Sources of high-temperature water and gas inrush during tunnel excavation: A case of Bangfu tunnel in Southwest China

Abstract

Cases of simultaneous inrush of high-temperature water and harmful gases are infrequently reported in areas without geothermal anomalies, hydrocarbon source rock, or coal measures. For this, we investigated the origin, development, and formation of the high-temperature water and harmful gases that rushed into Bangfu tunnel, Southwest China. During excavation of the Bangfu tunnel through the F1-2 fault in sandstone, a significant incident occurred involving a sudden influx of high-temperature water (45.4 °C) of Na–HCO3 type and harmful gases (CO2, H2S). An extensive geological examination uncovered a fault network extending from the crust to the mantle in the tunnel site area. The site features a substantial presence of both surface water and groundwater.

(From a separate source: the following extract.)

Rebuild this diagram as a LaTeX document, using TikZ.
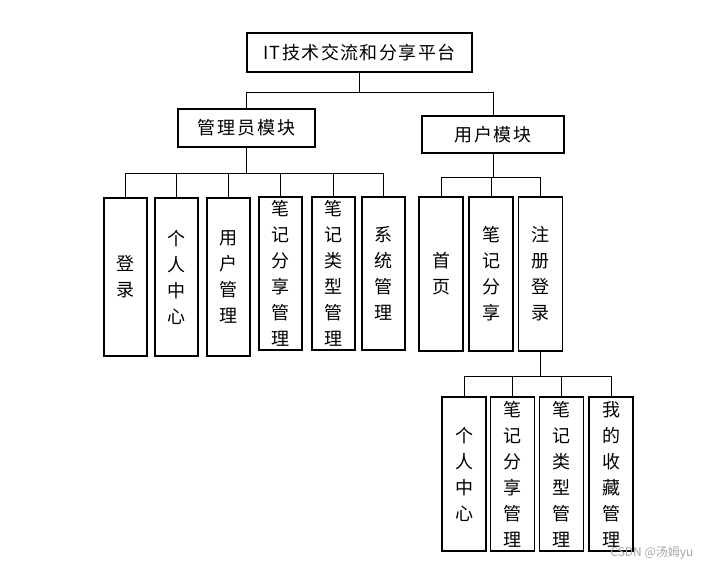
\documentclass[tikz,border=0pt]{standalone}
\usepackage{fontspec}
\setmainfont{Noto Sans CJK SC}
\usepackage{tikz}

\tikzset{
  box/.style={draw, line width=1.4pt, inner sep=0pt, font=\fontsize{18}{26}\selectfont},
  leaf/.style={box, align=center, minimum width=43pt},
  link/.style={line width=0.8pt}
}

\begin{document}
\begin{tikzpicture}[x=1pt,y=-1pt]
  \useasboundingbox (0,0) rectangle (710,572);
  % top levels
  \node[box, minimum width=225pt, minimum height=39pt] (root) at (359.5,52.5) {\addfontfeature{LetterSpace=8}IT技术交流和分享平台};
  \node[box, minimum width=137pt, minimum height=38pt] (admin) at (246.5,128) {\addfontfeature{LetterSpace=10}管理员模块};
  \node[box, minimum width=142pt, minimum height=37pt] (user) at (493,134.5) {\addfontfeature{LetterSpace=10}用户模块};
  \coordinate (bus0) at (359.5,92);
  \draw[link] (root.south) -- (bus0);
  \draw[link] (bus0) -| (admin.north);
  \draw[link] (bus0) -| (user.north);
  % admin leaves
  \coordinate (bus1) at (246.5,173);
  \draw[link] (admin.south) -- (bus1);
  \foreach \n/\x/\y/\h/\lab in {a1/125.5/277/158/{登\\录},a2/176.5/277/158/{个\\人\\中\\心},a3/228.5/277/158/{用\\户\\管\\理},
      a4/280.5/273.5/153/{笔\\记\\分\\享\\管\\理},a5/333.5/273.5/153/{笔\\记\\类\\型\\管\\理},a6/383.5/273.5/153/{系\\统\\管\\理}} {
    \node[leaf, minimum height=\h pt] (\n) at (\x,\y) {\lab};
    \draw[link] (bus1) -| (\n.north);
  }
  % user leaves
  \coordinate (bus2) at (493,177);
  \draw[link] (user.south) -- (bus2);
  \foreach \n/\x/\lab in {u1/441/{首\\页},u2/491/{笔\\记\\分\\享},u3/540.5/{注\\册\\登\\录}} {
    \node[leaf, minimum width=44pt, minimum height=154pt] (\n) at (\x,274) {\lab};
    \draw[link] (bus2) -| (\n.north);
  }
  % register sub leaves
  \coordinate (bus3) at (540.5,376);
  \draw[link] (u3.south) -- (bus3);
  \foreach \n/\x/\lab in {s1/464/{个\\人\\中\\心},s2/512.5/{笔\\记\\分\\享\\管\\理},s3/561.5/{笔\\记\\类\\型\\管\\理},s4/611/{我\\的\\收\\藏\\管\\理}} {
    \node[leaf, minimum width=44pt, minimum height=154pt] (\n) at (\x,474) {\lab};
    \draw[link] (bus3) -| (\n.north);
  }
  \node[text=black!35, font=\fontsize{12}{12}\selectfont, anchor=east] (mark) at (697,553) {CSDN @汤姆yu};
\end{tikzpicture}
\end{document}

Furthermore, within the middle crust at depths ranging from 19 km to 23 km, there are high-temperature ductile melts enriched with fluids and gases. Monitoring and experiments conducted on the harmful gases reveal that the primary source is identified in the crust, with the mantle source being secondary, followed by the atmospheric source being a minimal contribution. The hydrochemical and isotopic composition characteristics of the high-temperature rushed water indicate its evolution was formed through the infiltration of atmospheric precipitation from cold groundwater of the Ca–HCO3 type. The mechanism underlying the formation of the inrush high-temperature water and harmful gases can be outlined as follows. The fault network, spanning from the crust to the mantle, serves as a migration pathway for the inflow substances. Mantle-derived volatiles and high-temperature melts make heat energy facilitate the inrush activity, while groundwater contributes to heat transfer and acts as a medium for gas transport. As mantle-derived volatiles migrate towards the surface through the fault network, they mix with high-temperature melts and crust-derived gases, forming a crust-mantle mixed gas. Through processes such as deep hydrothermal circulation, shallow hydrothermal circulation, water/rock reaction, near-surface mixing, and dilution, Ca–HCO3 type cold groundwater transforms into high-temperature water of Na–HCO3 type. The methodologies and findings of our research offer insights into the route selection, investigation, and construction of mountain tunneling projects under similar geological conditions.